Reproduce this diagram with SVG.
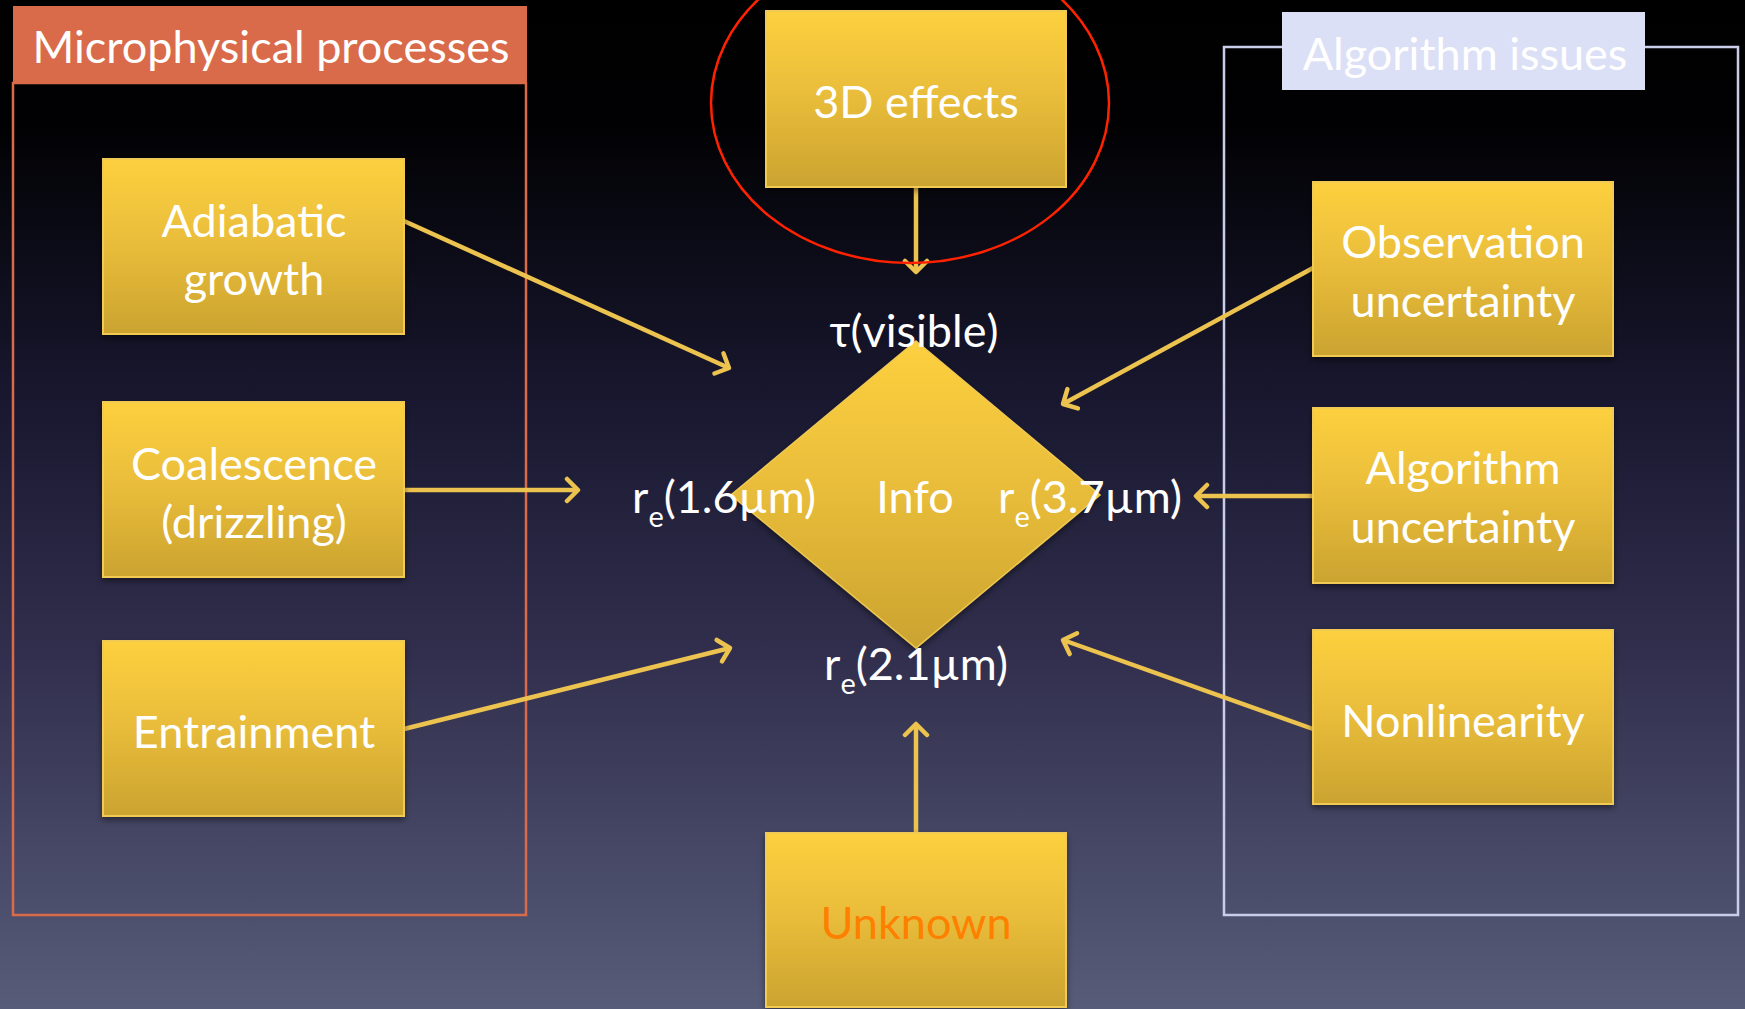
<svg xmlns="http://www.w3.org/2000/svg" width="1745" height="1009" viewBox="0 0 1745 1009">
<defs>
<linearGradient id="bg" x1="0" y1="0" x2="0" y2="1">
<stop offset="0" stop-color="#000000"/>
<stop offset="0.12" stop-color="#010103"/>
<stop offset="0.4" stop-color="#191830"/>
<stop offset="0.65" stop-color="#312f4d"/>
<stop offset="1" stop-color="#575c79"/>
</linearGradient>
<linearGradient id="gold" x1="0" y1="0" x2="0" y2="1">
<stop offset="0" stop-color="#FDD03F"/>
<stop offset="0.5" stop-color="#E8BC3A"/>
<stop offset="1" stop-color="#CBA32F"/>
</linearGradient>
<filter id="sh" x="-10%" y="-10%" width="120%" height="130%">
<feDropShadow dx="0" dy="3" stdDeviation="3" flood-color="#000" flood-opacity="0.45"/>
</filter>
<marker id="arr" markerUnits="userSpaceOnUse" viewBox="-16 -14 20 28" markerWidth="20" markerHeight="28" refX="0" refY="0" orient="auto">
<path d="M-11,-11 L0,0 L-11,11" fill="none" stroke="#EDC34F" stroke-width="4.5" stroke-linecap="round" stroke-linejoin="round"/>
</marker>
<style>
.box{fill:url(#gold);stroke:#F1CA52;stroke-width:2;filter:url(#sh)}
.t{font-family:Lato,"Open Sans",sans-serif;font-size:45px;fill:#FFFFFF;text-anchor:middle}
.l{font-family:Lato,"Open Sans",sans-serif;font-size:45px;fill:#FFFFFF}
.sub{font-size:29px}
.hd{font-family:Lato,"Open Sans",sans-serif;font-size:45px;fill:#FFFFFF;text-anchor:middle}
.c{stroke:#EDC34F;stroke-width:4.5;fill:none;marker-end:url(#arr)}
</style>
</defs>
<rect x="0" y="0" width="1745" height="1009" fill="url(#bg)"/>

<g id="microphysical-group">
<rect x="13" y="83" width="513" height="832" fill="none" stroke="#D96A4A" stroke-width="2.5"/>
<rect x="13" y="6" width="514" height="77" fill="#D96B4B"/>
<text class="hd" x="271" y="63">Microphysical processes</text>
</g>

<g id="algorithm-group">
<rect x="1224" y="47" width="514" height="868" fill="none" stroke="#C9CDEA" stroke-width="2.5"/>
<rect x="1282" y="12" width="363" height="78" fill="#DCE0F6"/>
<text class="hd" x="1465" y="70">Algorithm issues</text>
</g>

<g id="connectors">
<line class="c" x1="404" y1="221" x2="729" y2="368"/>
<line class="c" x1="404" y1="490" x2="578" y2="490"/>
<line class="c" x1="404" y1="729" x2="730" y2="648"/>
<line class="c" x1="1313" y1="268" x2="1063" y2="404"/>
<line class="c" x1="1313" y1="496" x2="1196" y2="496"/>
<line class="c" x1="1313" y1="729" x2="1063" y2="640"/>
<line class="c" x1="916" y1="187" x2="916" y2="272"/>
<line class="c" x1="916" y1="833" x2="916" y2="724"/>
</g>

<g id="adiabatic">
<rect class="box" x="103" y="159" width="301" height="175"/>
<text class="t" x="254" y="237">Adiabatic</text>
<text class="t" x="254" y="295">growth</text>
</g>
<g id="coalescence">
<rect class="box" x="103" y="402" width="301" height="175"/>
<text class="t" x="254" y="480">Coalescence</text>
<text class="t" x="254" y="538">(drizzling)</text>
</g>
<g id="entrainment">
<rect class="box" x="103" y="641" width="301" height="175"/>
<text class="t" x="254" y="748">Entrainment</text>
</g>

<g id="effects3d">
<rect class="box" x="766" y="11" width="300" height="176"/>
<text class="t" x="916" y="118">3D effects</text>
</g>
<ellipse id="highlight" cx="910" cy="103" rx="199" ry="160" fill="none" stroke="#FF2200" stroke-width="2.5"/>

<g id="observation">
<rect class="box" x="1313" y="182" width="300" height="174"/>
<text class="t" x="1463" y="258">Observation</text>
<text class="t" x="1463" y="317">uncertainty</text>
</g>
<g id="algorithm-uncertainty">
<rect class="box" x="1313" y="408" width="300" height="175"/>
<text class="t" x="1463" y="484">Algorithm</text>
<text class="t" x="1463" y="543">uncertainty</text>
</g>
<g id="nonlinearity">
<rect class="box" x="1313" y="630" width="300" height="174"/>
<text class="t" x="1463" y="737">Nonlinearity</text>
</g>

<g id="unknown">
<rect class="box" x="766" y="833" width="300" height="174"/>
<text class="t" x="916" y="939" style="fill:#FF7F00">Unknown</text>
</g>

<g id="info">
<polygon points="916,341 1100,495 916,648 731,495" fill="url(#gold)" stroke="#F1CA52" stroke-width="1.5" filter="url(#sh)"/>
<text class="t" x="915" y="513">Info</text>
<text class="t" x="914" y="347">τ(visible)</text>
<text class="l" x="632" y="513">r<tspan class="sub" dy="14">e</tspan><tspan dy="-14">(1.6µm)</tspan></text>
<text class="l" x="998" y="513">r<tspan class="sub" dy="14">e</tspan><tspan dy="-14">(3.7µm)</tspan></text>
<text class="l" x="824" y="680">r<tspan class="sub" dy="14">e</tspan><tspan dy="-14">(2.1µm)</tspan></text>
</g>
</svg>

Written exercise:
Copy out the whole listing exactly, and don't carry over any pictures.

Solution:
Reproduce this diagram with SVG.
<svg xmlns="http://www.w3.org/2000/svg" width="1745" height="1009" viewBox="0 0 1745 1009">
<defs>
<linearGradient id="bg" x1="0" y1="0" x2="0" y2="1">
<stop offset="0" stop-color="#000000"/>
<stop offset="0.12" stop-color="#010103"/>
<stop offset="0.4" stop-color="#191830"/>
<stop offset="0.65" stop-color="#312f4d"/>
<stop offset="1" stop-color="#575c79"/>
</linearGradient>
<linearGradient id="gold" x1="0" y1="0" x2="0" y2="1">
<stop offset="0" stop-color="#FDD03F"/>
<stop offset="0.5" stop-color="#E8BC3A"/>
<stop offset="1" stop-color="#CBA32F"/>
</linearGradient>
<filter id="sh" x="-10%" y="-10%" width="120%" height="130%">
<feDropShadow dx="0" dy="3" stdDeviation="3" flood-color="#000" flood-opacity="0.45"/>
</filter>
<marker id="arr" markerUnits="userSpaceOnUse" viewBox="-16 -14 20 28" markerWidth="20" markerHeight="28" refX="0" refY="0" orient="auto">
<path d="M-11,-11 L0,0 L-11,11" fill="none" stroke="#EDC34F" stroke-width="4.5" stroke-linecap="round" stroke-linejoin="round"/>
</marker>
<style>
.box{fill:url(#gold);stroke:#F1CA52;stroke-width:2;filter:url(#sh)}
.t{font-family:Lato,"Open Sans",sans-serif;font-size:45px;fill:#FFFFFF;text-anchor:middle}
.l{font-family:Lato,"Open Sans",sans-serif;font-size:45px;fill:#FFFFFF}
.sub{font-size:29px}
.hd{font-family:Lato,"Open Sans",sans-serif;font-size:45px;fill:#FFFFFF;text-anchor:middle}
.c{stroke:#EDC34F;stroke-width:4.5;fill:none;marker-end:url(#arr)}
</style>
</defs>
<rect x="0" y="0" width="1745" height="1009" fill="url(#bg)"/>

<g id="microphysical-group">
<rect x="13" y="83" width="513" height="832" fill="none" stroke="#D96A4A" stroke-width="2.5"/>
<rect x="13" y="6" width="514" height="77" fill="#D96B4B"/>
<text class="hd" x="271" y="63">Microphysical processes</text>
</g>

<g id="algorithm-group">
<rect x="1224" y="47" width="514" height="868" fill="none" stroke="#C9CDEA" stroke-width="2.5"/>
<rect x="1282" y="12" width="363" height="78" fill="#DCE0F6"/>
<text class="hd" x="1465" y="70">Algorithm issues</text>
</g>

<g id="connectors">
<line class="c" x1="404" y1="221" x2="729" y2="368"/>
<line class="c" x1="404" y1="490" x2="578" y2="490"/>
<line class="c" x1="404" y1="729" x2="730" y2="648"/>
<line class="c" x1="1313" y1="268" x2="1063" y2="404"/>
<line class="c" x1="1313" y1="496" x2="1196" y2="496"/>
<line class="c" x1="1313" y1="729" x2="1063" y2="640"/>
<line class="c" x1="916" y1="187" x2="916" y2="272"/>
<line class="c" x1="916" y1="833" x2="916" y2="724"/>
</g>

<g id="adiabatic">
<rect class="box" x="103" y="159" width="301" height="175"/>
<text class="t" x="254" y="237">Adiabatic</text>
<text class="t" x="254" y="295">growth</text>
</g>
<g id="coalescence">
<rect class="box" x="103" y="402" width="301" height="175"/>
<text class="t" x="254" y="480">Coalescence</text>
<text class="t" x="254" y="538">(drizzling)</text>
</g>
<g id="entrainment">
<rect class="box" x="103" y="641" width="301" height="175"/>
<text class="t" x="254" y="748">Entrainment</text>
</g>

<g id="effects3d">
<rect class="box" x="766" y="11" width="300" height="176"/>
<text class="t" x="916" y="118">3D effects</text>
</g>
<ellipse id="highlight" cx="910" cy="103" rx="199" ry="160" fill="none" stroke="#FF2200" stroke-width="2.5"/>

<g id="observation">
<rect class="box" x="1313" y="182" width="300" height="174"/>
<text class="t" x="1463" y="258">Observation</text>
<text class="t" x="1463" y="317">uncertainty</text>
</g>
<g id="algorithm-uncertainty">
<rect class="box" x="1313" y="408" width="300" height="175"/>
<text class="t" x="1463" y="484">Algorithm</text>
<text class="t" x="1463" y="543">uncertainty</text>
</g>
<g id="nonlinearity">
<rect class="box" x="1313" y="630" width="300" height="174"/>
<text class="t" x="1463" y="737">Nonlinearity</text>
</g>

<g id="unknown">
<rect class="box" x="766" y="833" width="300" height="174"/>
<text class="t" x="916" y="939" style="fill:#FF7F00">Unknown</text>
</g>

<g id="info">
<polygon points="916,341 1100,495 916,648 731,495" fill="url(#gold)" stroke="#F1CA52" stroke-width="1.5" filter="url(#sh)"/>
<text class="t" x="915" y="513">Info</text>
<text class="t" x="914" y="347">τ(visible)</text>
<text class="l" x="632" y="513">r<tspan class="sub" dy="14">e</tspan><tspan dy="-14">(1.6µm)</tspan></text>
<text class="l" x="998" y="513">r<tspan class="sub" dy="14">e</tspan><tspan dy="-14">(3.7µm)</tspan></text>
<text class="l" x="824" y="680">r<tspan class="sub" dy="14">e</tspan><tspan dy="-14">(2.1µm)</tspan></text>
</g>
</svg>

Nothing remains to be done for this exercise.